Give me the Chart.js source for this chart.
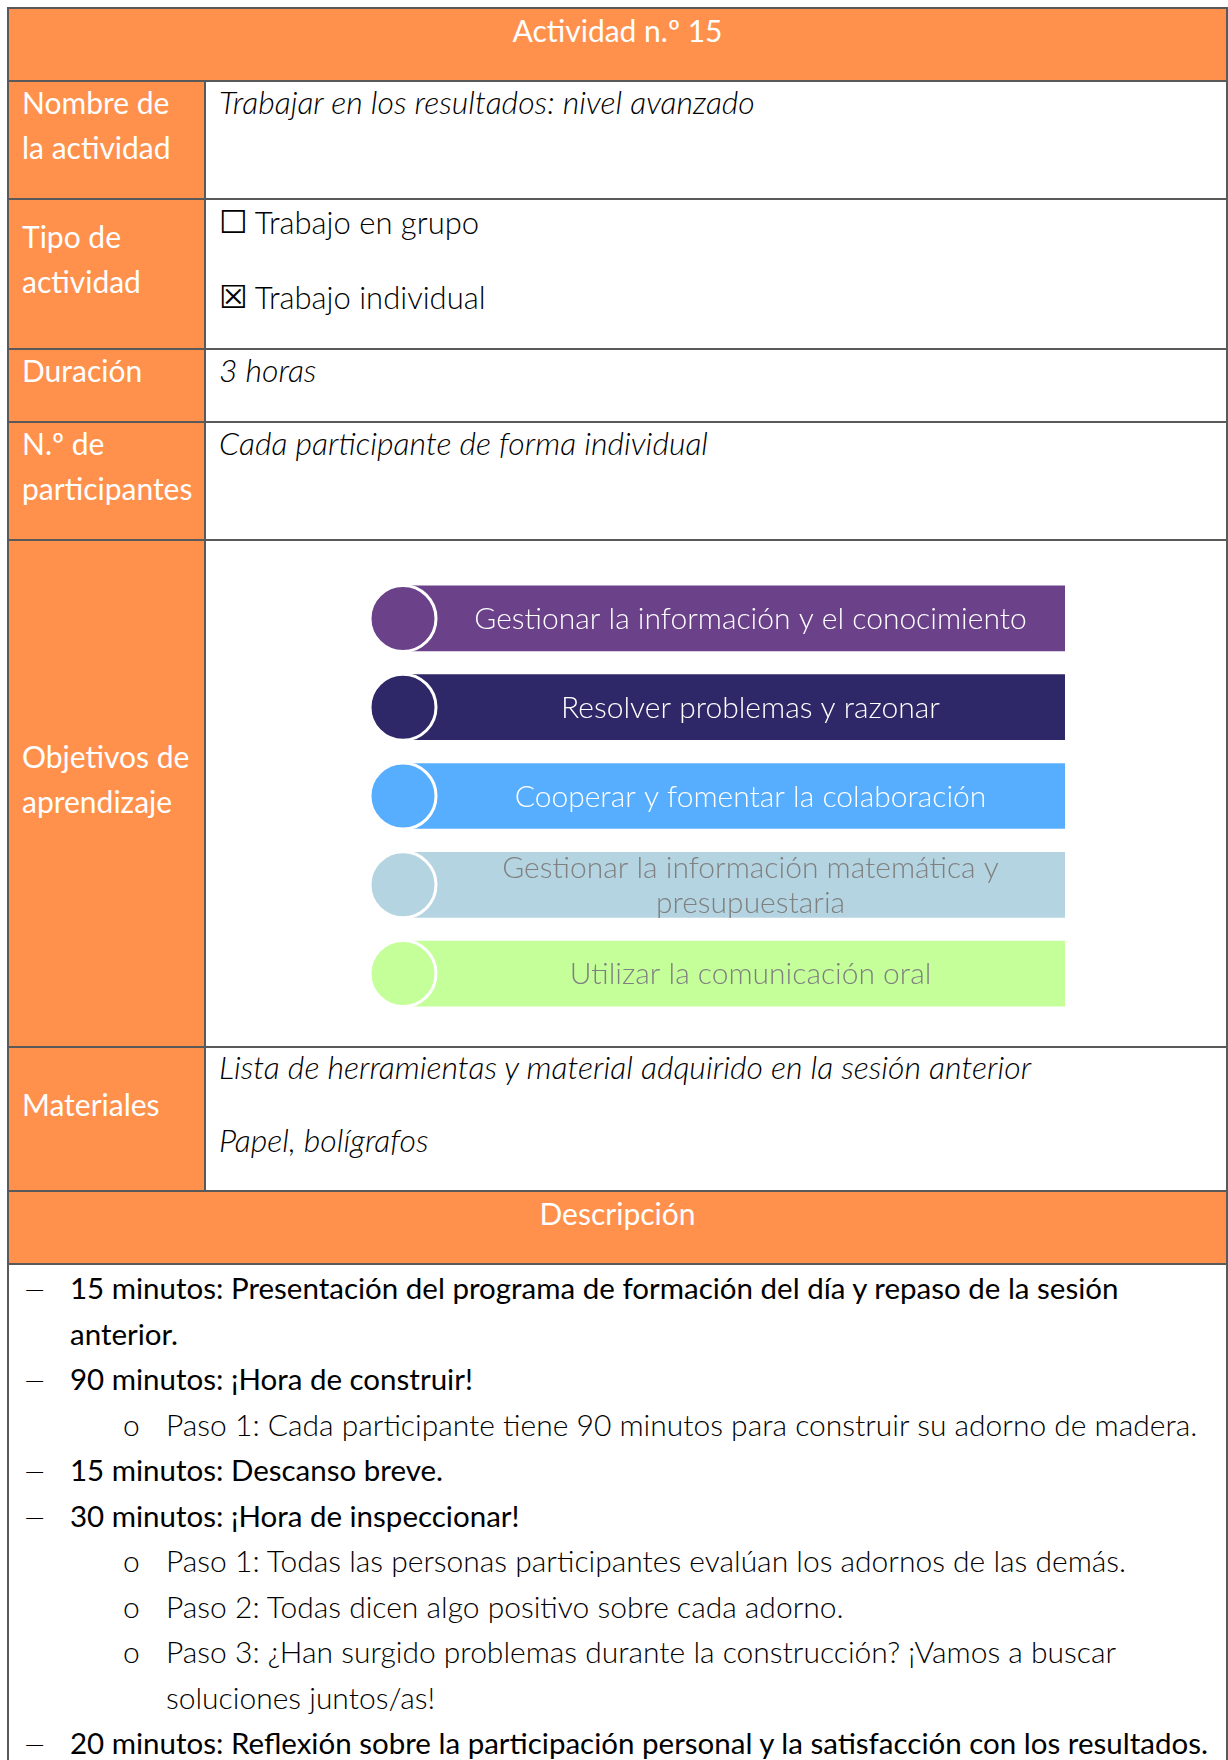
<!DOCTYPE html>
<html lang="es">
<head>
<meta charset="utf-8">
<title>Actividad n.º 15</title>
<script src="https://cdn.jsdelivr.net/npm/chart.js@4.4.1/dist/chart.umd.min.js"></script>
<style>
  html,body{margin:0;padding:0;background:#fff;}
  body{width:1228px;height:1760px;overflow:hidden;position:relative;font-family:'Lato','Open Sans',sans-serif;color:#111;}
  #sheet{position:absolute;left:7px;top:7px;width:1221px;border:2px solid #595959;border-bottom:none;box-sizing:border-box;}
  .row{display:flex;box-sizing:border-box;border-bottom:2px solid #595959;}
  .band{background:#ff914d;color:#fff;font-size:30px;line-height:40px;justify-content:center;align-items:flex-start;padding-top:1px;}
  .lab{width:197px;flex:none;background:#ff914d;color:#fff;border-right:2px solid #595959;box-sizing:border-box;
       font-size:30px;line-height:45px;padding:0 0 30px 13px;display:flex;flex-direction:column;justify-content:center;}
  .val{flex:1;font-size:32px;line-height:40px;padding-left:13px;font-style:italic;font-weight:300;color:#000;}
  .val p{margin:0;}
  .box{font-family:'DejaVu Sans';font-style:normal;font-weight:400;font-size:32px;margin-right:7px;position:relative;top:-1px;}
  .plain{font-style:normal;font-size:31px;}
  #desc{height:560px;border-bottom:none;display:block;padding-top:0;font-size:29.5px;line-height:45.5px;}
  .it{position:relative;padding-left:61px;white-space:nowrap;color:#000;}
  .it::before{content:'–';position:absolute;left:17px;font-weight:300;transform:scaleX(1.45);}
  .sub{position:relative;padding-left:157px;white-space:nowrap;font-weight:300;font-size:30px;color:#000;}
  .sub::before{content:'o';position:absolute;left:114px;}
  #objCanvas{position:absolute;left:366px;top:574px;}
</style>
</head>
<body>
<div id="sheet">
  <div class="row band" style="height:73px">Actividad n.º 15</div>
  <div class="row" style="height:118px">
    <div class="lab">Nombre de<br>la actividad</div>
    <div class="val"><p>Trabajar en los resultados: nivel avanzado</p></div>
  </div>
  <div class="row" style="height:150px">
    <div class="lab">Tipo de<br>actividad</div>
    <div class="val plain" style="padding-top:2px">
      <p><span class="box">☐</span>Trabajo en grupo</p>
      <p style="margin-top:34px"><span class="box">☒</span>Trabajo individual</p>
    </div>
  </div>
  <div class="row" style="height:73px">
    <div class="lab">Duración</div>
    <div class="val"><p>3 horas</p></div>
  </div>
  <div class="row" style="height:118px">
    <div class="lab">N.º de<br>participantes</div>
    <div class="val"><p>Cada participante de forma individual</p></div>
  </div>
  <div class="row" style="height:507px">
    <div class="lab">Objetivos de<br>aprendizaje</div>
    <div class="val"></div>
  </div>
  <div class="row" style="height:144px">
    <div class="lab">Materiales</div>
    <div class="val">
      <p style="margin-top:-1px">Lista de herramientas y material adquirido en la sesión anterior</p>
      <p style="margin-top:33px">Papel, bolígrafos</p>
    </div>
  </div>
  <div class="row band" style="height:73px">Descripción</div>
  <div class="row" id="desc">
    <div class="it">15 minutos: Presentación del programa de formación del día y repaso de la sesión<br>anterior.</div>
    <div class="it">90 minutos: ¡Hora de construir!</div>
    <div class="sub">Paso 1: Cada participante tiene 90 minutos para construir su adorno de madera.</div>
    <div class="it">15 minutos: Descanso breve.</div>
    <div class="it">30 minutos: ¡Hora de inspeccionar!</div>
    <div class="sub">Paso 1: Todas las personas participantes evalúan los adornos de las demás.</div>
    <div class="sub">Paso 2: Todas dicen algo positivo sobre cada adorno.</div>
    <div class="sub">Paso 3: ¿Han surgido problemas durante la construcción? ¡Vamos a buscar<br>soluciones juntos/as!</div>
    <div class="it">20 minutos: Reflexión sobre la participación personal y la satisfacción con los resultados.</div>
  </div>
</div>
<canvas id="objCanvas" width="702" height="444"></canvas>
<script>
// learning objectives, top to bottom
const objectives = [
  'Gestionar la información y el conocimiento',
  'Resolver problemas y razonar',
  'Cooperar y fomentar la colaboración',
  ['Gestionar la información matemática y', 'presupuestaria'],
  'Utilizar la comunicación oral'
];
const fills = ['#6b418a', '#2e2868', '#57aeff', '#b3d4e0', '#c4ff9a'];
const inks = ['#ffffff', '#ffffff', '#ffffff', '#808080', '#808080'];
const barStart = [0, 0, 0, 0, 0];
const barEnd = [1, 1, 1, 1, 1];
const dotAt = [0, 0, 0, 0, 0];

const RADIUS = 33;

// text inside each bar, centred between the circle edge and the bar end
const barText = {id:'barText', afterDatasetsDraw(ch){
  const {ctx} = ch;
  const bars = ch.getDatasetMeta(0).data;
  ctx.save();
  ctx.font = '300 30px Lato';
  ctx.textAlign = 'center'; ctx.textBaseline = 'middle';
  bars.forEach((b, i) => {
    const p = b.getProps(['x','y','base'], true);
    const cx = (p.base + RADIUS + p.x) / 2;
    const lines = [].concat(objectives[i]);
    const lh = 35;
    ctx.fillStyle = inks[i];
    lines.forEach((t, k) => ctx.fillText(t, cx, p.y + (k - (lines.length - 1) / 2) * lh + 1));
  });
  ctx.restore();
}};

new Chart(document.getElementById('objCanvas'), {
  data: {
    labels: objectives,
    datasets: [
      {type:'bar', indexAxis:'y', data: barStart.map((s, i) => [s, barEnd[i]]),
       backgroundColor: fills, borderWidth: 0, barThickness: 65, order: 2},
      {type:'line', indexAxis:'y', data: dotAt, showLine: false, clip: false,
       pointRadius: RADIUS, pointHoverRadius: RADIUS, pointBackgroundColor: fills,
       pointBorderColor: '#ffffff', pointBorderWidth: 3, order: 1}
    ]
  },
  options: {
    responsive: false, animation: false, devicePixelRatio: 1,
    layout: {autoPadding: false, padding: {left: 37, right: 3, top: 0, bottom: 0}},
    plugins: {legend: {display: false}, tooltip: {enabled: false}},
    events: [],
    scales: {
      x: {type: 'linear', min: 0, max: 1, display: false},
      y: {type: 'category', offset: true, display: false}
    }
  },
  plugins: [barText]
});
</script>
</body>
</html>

--------------------

What to work on:
Make an exact reproduction of the listing above, without any pictures.

Expected answer:
Give me the Chart.js source for this chart.
<!DOCTYPE html>
<html lang="es">
<head>
<meta charset="utf-8">
<title>Actividad n.º 15</title>
<script src="https://cdn.jsdelivr.net/npm/chart.js@4.4.1/dist/chart.umd.min.js"></script>
<style>
  html,body{margin:0;padding:0;background:#fff;}
  body{width:1228px;height:1760px;overflow:hidden;position:relative;font-family:'Lato','Open Sans',sans-serif;color:#111;}
  #sheet{position:absolute;left:7px;top:7px;width:1221px;border:2px solid #595959;border-bottom:none;box-sizing:border-box;}
  .row{display:flex;box-sizing:border-box;border-bottom:2px solid #595959;}
  .band{background:#ff914d;color:#fff;font-size:30px;line-height:40px;justify-content:center;align-items:flex-start;padding-top:1px;}
  .lab{width:197px;flex:none;background:#ff914d;color:#fff;border-right:2px solid #595959;box-sizing:border-box;
       font-size:30px;line-height:45px;padding:0 0 30px 13px;display:flex;flex-direction:column;justify-content:center;}
  .val{flex:1;font-size:32px;line-height:40px;padding-left:13px;font-style:italic;font-weight:300;color:#000;}
  .val p{margin:0;}
  .box{font-family:'DejaVu Sans';font-style:normal;font-weight:400;font-size:32px;margin-right:7px;position:relative;top:-1px;}
  .plain{font-style:normal;font-size:31px;}
  #desc{height:560px;border-bottom:none;display:block;padding-top:0;font-size:29.5px;line-height:45.5px;}
  .it{position:relative;padding-left:61px;white-space:nowrap;color:#000;}
  .it::before{content:'–';position:absolute;left:17px;font-weight:300;transform:scaleX(1.45);}
  .sub{position:relative;padding-left:157px;white-space:nowrap;font-weight:300;font-size:30px;color:#000;}
  .sub::before{content:'o';position:absolute;left:114px;}
  #objCanvas{position:absolute;left:366px;top:574px;}
</style>
</head>
<body>
<div id="sheet">
  <div class="row band" style="height:73px">Actividad n.º 15</div>
  <div class="row" style="height:118px">
    <div class="lab">Nombre de<br>la actividad</div>
    <div class="val"><p>Trabajar en los resultados: nivel avanzado</p></div>
  </div>
  <div class="row" style="height:150px">
    <div class="lab">Tipo de<br>actividad</div>
    <div class="val plain" style="padding-top:2px">
      <p><span class="box">☐</span>Trabajo en grupo</p>
      <p style="margin-top:34px"><span class="box">☒</span>Trabajo individual</p>
    </div>
  </div>
  <div class="row" style="height:73px">
    <div class="lab">Duración</div>
    <div class="val"><p>3 horas</p></div>
  </div>
  <div class="row" style="height:118px">
    <div class="lab">N.º de<br>participantes</div>
    <div class="val"><p>Cada participante de forma individual</p></div>
  </div>
  <div class="row" style="height:507px">
    <div class="lab">Objetivos de<br>aprendizaje</div>
    <div class="val"></div>
  </div>
  <div class="row" style="height:144px">
    <div class="lab">Materiales</div>
    <div class="val">
      <p style="margin-top:-1px">Lista de herramientas y material adquirido en la sesión anterior</p>
      <p style="margin-top:33px">Papel, bolígrafos</p>
    </div>
  </div>
  <div class="row band" style="height:73px">Descripción</div>
  <div class="row" id="desc">
    <div class="it">15 minutos: Presentación del programa de formación del día y repaso de la sesión<br>anterior.</div>
    <div class="it">90 minutos: ¡Hora de construir!</div>
    <div class="sub">Paso 1: Cada participante tiene 90 minutos para construir su adorno de madera.</div>
    <div class="it">15 minutos: Descanso breve.</div>
    <div class="it">30 minutos: ¡Hora de inspeccionar!</div>
    <div class="sub">Paso 1: Todas las personas participantes evalúan los adornos de las demás.</div>
    <div class="sub">Paso 2: Todas dicen algo positivo sobre cada adorno.</div>
    <div class="sub">Paso 3: ¿Han surgido problemas durante la construcción? ¡Vamos a buscar<br>soluciones juntos/as!</div>
    <div class="it">20 minutos: Reflexión sobre la participación personal y la satisfacción con los resultados.</div>
  </div>
</div>
<canvas id="objCanvas" width="702" height="444"></canvas>
<script>
// learning objectives, top to bottom
const objectives = [
  'Gestionar la información y el conocimiento',
  'Resolver problemas y razonar',
  'Cooperar y fomentar la colaboración',
  ['Gestionar la información matemática y', 'presupuestaria'],
  'Utilizar la comunicación oral'
];
const fills = ['#6b418a', '#2e2868', '#57aeff', '#b3d4e0', '#c4ff9a'];
const inks = ['#ffffff', '#ffffff', '#ffffff', '#808080', '#808080'];
const barStart = [0, 0, 0, 0, 0];
const barEnd = [1, 1, 1, 1, 1];
const dotAt = [0, 0, 0, 0, 0];

const RADIUS = 33;

// text inside each bar, centred between the circle edge and the bar end
const barText = {id:'barText', afterDatasetsDraw(ch){
  const {ctx} = ch;
  const bars = ch.getDatasetMeta(0).data;
  ctx.save();
  ctx.font = '300 30px Lato';
  ctx.textAlign = 'center'; ctx.textBaseline = 'middle';
  bars.forEach((b, i) => {
    const p = b.getProps(['x','y','base'], true);
    const cx = (p.base + RADIUS + p.x) / 2;
    const lines = [].concat(objectives[i]);
    const lh = 35;
    ctx.fillStyle = inks[i];
    lines.forEach((t, k) => ctx.fillText(t, cx, p.y + (k - (lines.length - 1) / 2) * lh + 1));
  });
  ctx.restore();
}};

new Chart(document.getElementById('objCanvas'), {
  data: {
    labels: objectives,
    datasets: [
      {type:'bar', indexAxis:'y', data: barStart.map((s, i) => [s, barEnd[i]]),
       backgroundColor: fills, borderWidth: 0, barThickness: 65, order: 2},
      {type:'line', indexAxis:'y', data: dotAt, showLine: false, clip: false,
       pointRadius: RADIUS, pointHoverRadius: RADIUS, pointBackgroundColor: fills,
       pointBorderColor: '#ffffff', pointBorderWidth: 3, order: 1}
    ]
  },
  options: {
    responsive: false, animation: false, devicePixelRatio: 1,
    layout: {autoPadding: false, padding: {left: 37, right: 3, top: 0, bottom: 0}},
    plugins: {legend: {display: false}, tooltip: {enabled: false}},
    events: [],
    scales: {
      x: {type: 'linear', min: 0, max: 1, display: false},
      y: {type: 'category', offset: true, display: false}
    }
  },
  plugins: [barText]
});
</script>
</body>
</html>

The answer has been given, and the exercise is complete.